En ceci, elles sont des langues véhiculaires. Le terme véhiculaire est un hyperhonyme qui désigne toute langue de diffusion qui assure la communication entre groupes linguistiques différents. Parmi les langues véhiculaires, il convient de citer la lingua franca et la koinè. La koinè désigne une variété écrite, possédant un corpus de textes, ce qui n’est pas obligatoirement le cas de la lingua franca. Autre point de différenciation, la koinè est une langue qui appartient à un groupe linguistique donné et qui est choisie comme langue de diffusion, alors que la lingua franca, est composite ou évolutive ; en raison de ceci, la lingua franca est internationale, alors que la koinè est stato-nationale. Enfin, nous considèrerons que la lingua franca appartient à un groupe social, religieux ou professionnel (comme les marins des ports qui utilisaient la lingua franca historique), alors que la koinè est une simple langue de diffusion, qui, dans les faits, peut se spécialiser à un groupe.

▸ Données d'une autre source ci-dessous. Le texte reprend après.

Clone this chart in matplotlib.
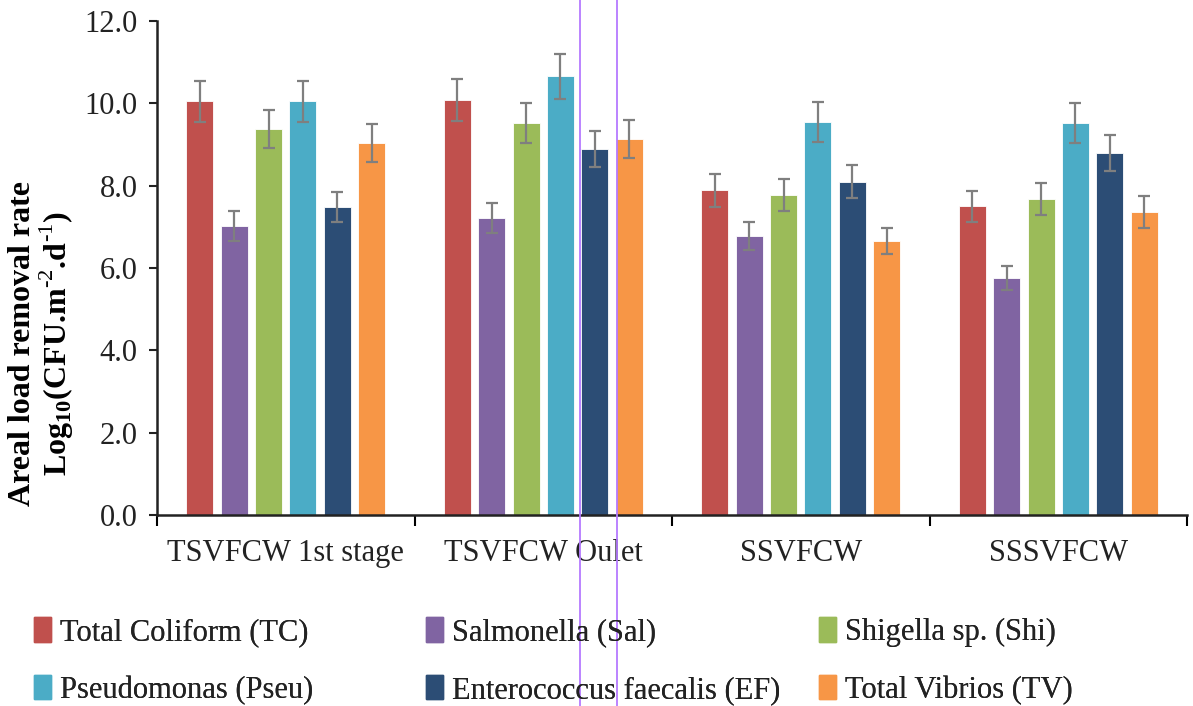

Le xénolecte et le sociolecte sont dans le même type de rapport d’opposition : le sociolecte est la langue d’un groupe social ou professionnel donné, alors que le xénolecte est une langue de diffusion, qui peut se spécialiser à un groupe. Cependant, le xénolecte est une langue en position d’extranéité au sein de la communauté linguistique dans laquelle il est utilisé, alors que le sociolecte est une variété de la langue commune.

On le constate, les trois axes essentiels autour desquels s’articulent les notions définies ci-dessus sont ceux de la diffusion, de la norme et d’appartenance de groupe. Ces trois notions, qui définissent les fonctions du latin dans Europe de l’Ouest médiévale puis moderne, sont celles qui guident l’élaboration d’une langue des sciences. Car cette thèse, dont le préalable est le tableau diachronique de l’utilisation des langues classiques depuis l’Empire romain jusqu’à nos jours, est avant tout une tentative de description des facteurs sociaux, historiques, culturels et scientifiques qui ont présidé à l’émergeance d’un lexique qui supplante le latin comme langue d’expression scientifique.